• _Data section_
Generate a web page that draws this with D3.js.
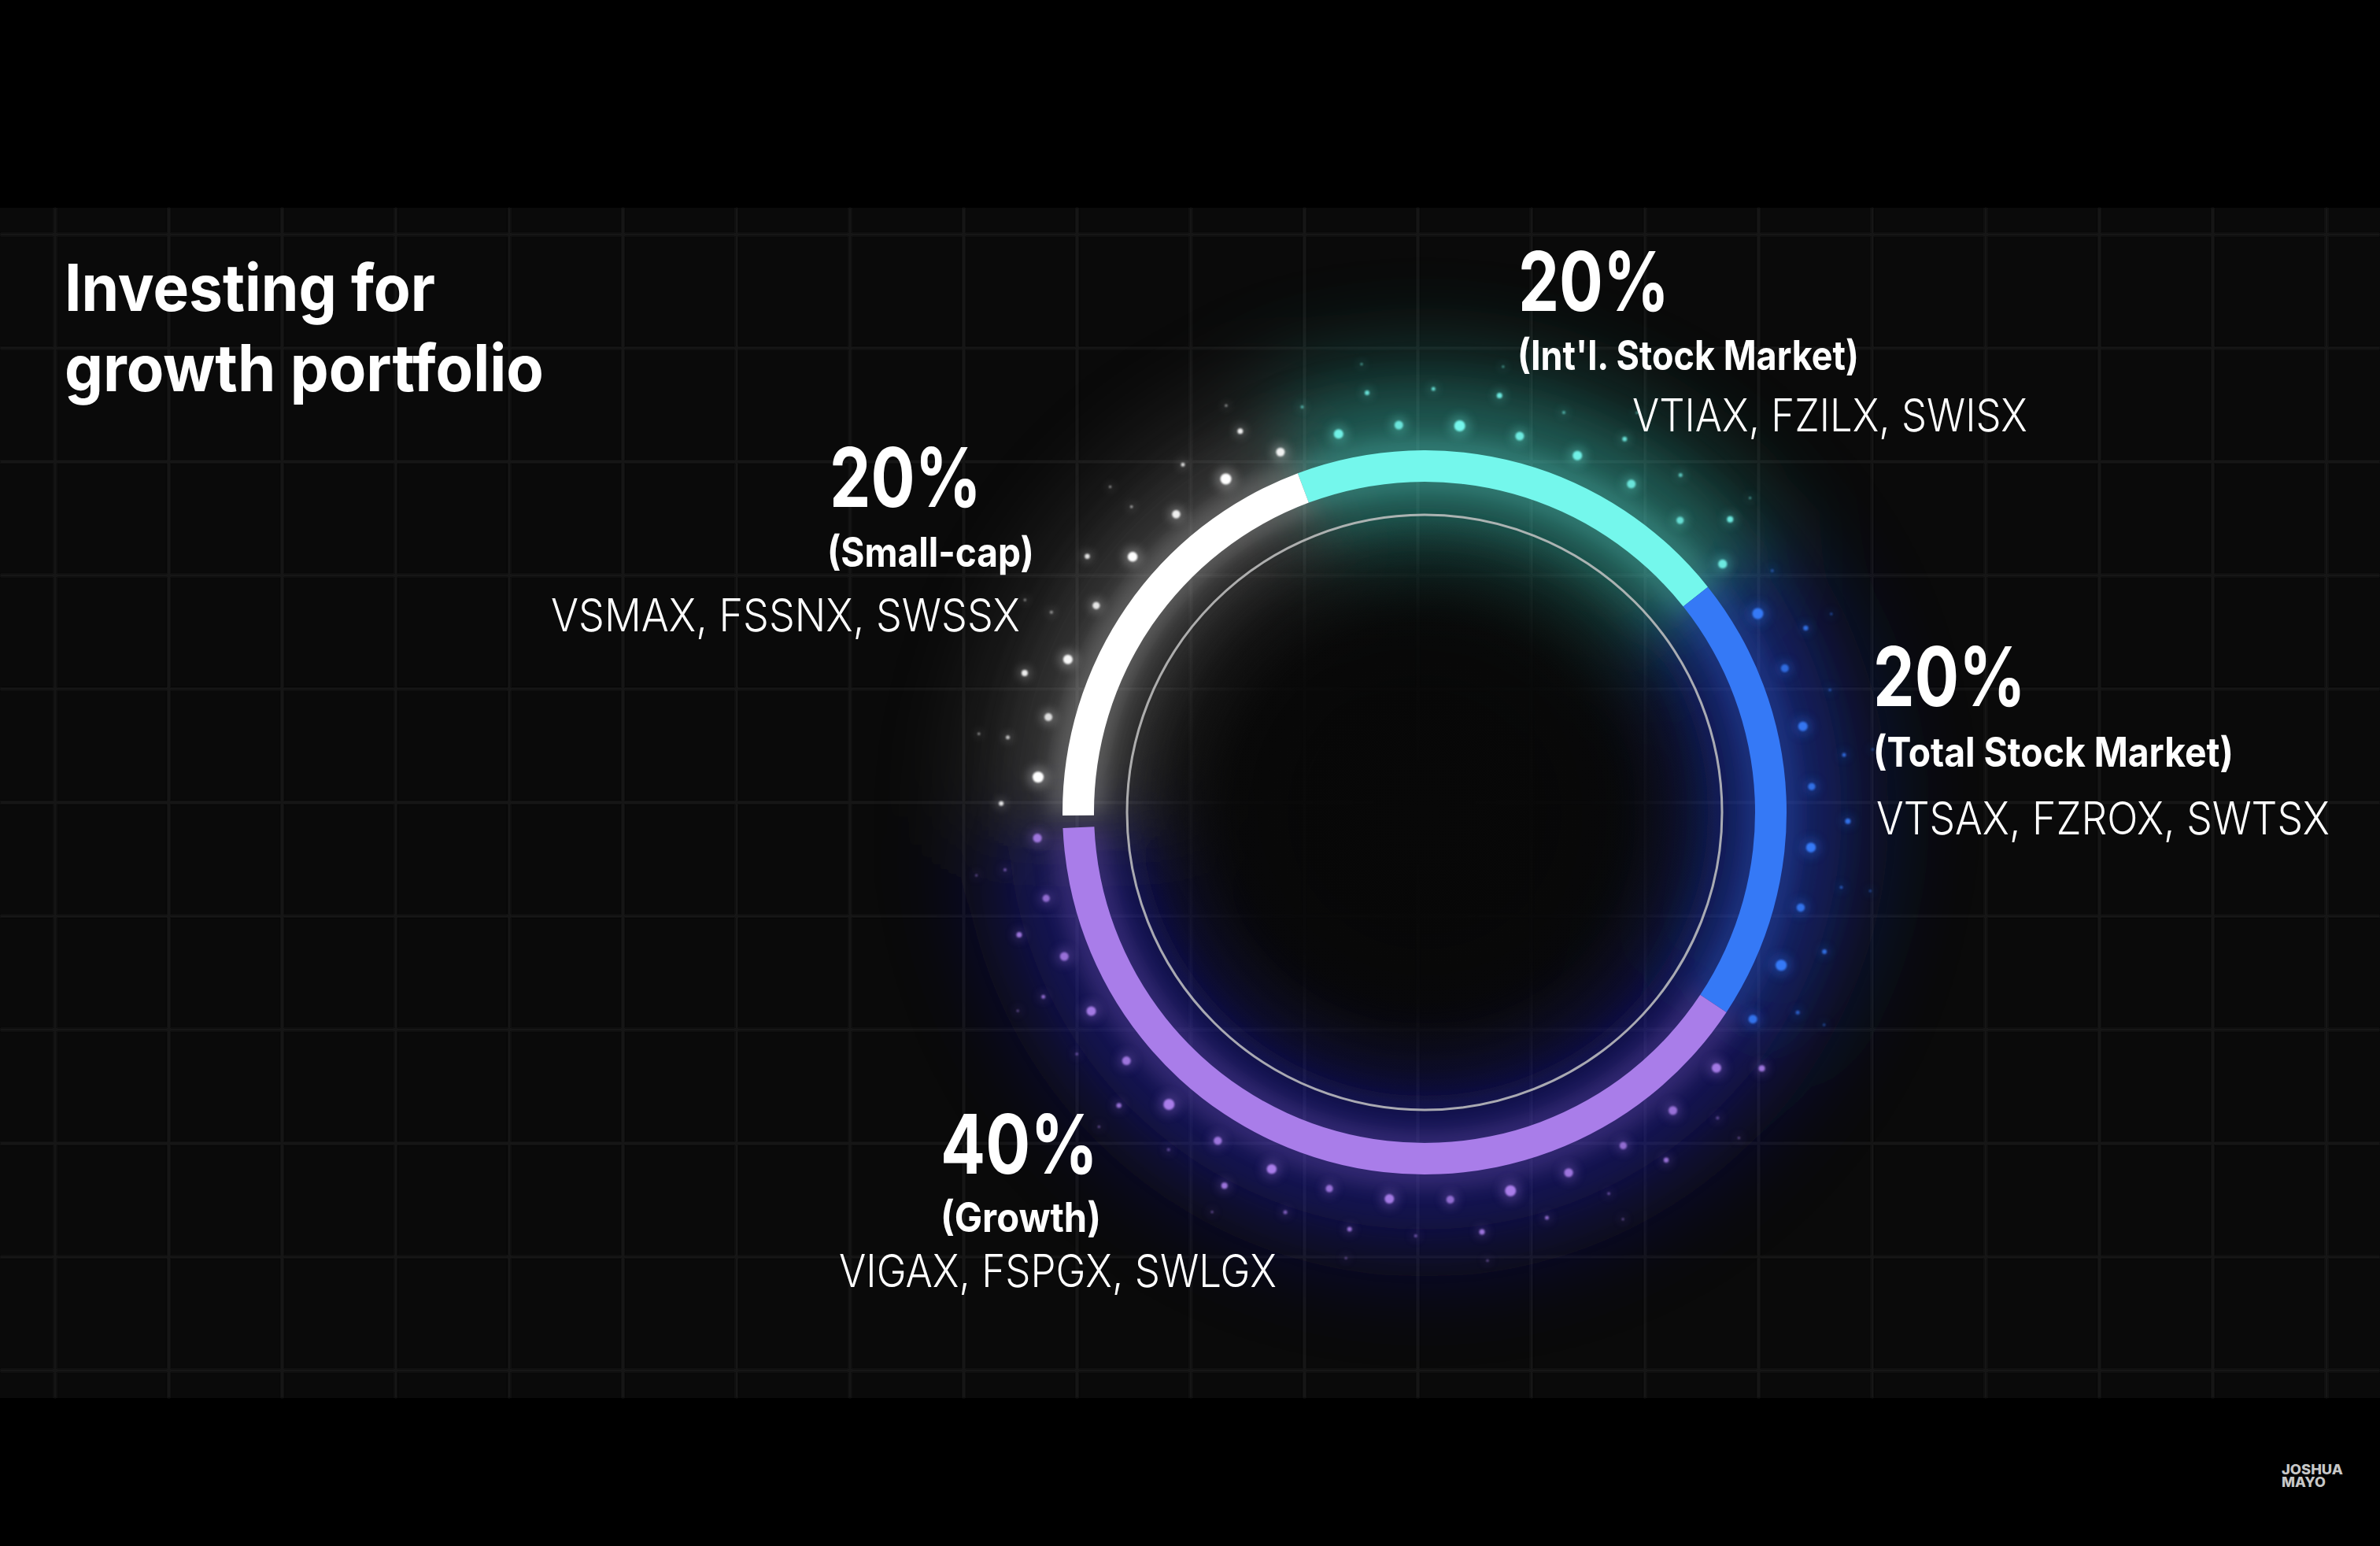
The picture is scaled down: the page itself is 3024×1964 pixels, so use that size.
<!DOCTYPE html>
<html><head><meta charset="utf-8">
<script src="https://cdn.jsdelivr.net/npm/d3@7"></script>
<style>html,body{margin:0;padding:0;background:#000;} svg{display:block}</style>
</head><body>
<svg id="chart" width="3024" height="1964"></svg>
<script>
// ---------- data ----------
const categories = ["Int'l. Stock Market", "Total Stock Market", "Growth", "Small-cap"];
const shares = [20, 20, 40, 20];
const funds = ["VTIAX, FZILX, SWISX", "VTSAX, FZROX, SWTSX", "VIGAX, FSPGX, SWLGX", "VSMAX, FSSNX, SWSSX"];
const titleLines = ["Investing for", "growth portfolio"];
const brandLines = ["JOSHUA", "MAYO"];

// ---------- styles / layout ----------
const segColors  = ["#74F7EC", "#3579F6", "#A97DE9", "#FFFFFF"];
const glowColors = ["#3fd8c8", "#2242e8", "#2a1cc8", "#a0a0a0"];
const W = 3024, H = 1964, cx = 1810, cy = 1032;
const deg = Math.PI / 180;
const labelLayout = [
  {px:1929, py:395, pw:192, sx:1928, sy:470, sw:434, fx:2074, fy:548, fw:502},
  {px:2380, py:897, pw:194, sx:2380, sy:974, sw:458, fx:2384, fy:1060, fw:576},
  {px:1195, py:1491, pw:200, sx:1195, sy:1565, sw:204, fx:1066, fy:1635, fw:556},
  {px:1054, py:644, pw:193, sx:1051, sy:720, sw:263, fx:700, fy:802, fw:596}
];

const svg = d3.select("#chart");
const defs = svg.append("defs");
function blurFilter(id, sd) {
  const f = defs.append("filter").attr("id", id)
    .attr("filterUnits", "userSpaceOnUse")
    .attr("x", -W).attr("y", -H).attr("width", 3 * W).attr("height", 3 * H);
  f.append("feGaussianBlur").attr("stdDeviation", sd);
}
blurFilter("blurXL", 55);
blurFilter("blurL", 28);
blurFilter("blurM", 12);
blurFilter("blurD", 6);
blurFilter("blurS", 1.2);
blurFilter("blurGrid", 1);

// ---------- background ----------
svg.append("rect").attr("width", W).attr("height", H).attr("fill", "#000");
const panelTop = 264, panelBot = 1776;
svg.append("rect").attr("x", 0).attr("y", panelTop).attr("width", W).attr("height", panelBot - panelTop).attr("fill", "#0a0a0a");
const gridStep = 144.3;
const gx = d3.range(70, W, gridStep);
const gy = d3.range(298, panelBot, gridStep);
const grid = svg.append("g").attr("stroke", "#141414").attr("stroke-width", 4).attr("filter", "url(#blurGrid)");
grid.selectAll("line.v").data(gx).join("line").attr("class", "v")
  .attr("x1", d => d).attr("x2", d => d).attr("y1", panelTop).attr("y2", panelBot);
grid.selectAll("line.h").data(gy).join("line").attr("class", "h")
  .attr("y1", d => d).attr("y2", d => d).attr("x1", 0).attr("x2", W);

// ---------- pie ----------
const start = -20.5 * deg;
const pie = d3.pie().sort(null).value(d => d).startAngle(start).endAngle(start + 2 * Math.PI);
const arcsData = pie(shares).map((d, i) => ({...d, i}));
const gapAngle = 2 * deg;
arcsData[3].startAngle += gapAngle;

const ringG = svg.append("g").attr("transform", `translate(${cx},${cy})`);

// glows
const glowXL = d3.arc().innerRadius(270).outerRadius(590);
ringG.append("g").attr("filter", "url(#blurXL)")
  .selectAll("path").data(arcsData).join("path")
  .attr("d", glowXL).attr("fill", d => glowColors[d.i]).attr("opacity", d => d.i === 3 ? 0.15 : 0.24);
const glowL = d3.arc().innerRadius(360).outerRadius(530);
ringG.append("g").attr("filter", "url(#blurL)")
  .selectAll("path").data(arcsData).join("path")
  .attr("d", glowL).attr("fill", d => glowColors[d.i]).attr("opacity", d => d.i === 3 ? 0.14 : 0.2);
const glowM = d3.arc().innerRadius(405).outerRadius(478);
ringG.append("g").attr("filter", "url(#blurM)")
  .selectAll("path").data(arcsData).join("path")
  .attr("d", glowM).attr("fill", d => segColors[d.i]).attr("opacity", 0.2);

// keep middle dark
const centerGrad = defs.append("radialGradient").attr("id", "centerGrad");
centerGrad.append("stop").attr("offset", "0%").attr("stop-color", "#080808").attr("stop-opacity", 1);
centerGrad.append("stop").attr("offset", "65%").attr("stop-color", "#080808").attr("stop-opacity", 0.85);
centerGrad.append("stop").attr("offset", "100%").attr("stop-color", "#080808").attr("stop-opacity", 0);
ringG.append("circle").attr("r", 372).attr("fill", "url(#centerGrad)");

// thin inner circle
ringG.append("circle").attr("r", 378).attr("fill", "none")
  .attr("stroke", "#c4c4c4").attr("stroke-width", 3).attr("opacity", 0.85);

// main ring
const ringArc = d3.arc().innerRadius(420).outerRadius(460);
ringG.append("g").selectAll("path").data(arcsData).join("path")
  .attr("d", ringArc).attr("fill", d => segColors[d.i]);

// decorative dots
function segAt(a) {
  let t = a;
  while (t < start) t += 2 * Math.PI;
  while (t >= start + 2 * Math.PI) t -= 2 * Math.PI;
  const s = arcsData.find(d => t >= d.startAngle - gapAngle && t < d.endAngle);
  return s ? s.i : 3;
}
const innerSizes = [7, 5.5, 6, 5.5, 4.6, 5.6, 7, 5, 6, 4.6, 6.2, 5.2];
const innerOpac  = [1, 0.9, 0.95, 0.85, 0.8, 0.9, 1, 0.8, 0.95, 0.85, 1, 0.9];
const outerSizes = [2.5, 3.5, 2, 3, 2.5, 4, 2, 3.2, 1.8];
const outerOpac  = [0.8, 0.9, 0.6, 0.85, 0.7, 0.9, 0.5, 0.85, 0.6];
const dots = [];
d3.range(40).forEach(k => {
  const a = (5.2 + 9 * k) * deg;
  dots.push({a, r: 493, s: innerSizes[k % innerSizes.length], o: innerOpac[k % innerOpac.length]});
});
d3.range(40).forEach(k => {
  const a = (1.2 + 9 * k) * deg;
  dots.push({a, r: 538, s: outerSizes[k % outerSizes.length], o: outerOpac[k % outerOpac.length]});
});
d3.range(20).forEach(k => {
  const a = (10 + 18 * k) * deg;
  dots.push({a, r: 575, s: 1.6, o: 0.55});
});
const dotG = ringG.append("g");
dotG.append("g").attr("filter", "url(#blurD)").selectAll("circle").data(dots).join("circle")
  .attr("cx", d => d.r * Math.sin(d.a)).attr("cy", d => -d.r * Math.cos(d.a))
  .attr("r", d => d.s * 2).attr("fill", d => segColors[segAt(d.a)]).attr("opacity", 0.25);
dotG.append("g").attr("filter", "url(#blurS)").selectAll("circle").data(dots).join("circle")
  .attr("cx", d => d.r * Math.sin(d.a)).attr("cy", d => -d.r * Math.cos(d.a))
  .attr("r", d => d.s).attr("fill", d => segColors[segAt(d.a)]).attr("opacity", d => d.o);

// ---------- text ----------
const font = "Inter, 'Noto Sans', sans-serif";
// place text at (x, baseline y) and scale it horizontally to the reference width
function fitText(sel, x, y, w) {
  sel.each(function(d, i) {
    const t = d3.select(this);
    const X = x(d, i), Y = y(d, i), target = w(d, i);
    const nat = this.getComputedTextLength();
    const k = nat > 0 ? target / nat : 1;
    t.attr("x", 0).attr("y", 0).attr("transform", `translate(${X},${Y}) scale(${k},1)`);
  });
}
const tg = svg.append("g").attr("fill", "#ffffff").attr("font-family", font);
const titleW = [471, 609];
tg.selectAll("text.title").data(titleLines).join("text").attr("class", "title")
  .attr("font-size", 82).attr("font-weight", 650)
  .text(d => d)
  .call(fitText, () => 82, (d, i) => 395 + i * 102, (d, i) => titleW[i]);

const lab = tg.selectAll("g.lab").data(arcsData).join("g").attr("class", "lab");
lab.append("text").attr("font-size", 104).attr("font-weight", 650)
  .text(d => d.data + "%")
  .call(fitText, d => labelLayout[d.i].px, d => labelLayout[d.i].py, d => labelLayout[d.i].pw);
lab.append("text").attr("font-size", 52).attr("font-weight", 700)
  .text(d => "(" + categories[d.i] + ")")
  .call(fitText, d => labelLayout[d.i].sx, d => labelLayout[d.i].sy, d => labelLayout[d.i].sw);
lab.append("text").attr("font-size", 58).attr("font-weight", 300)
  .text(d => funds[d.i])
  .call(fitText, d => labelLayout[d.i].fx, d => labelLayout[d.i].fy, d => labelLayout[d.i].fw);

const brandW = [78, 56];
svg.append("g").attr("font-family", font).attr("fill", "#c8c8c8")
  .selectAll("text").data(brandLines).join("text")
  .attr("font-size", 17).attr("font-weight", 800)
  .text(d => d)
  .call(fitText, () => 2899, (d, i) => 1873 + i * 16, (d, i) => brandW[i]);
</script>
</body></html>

• _The request_
Find each line holding the word "that" and copy it.

• _Solution below_
Generate a web page that draws this with D3.js.
The picture is scaled down: the page itself is 3024×1964 pixels, so use that size.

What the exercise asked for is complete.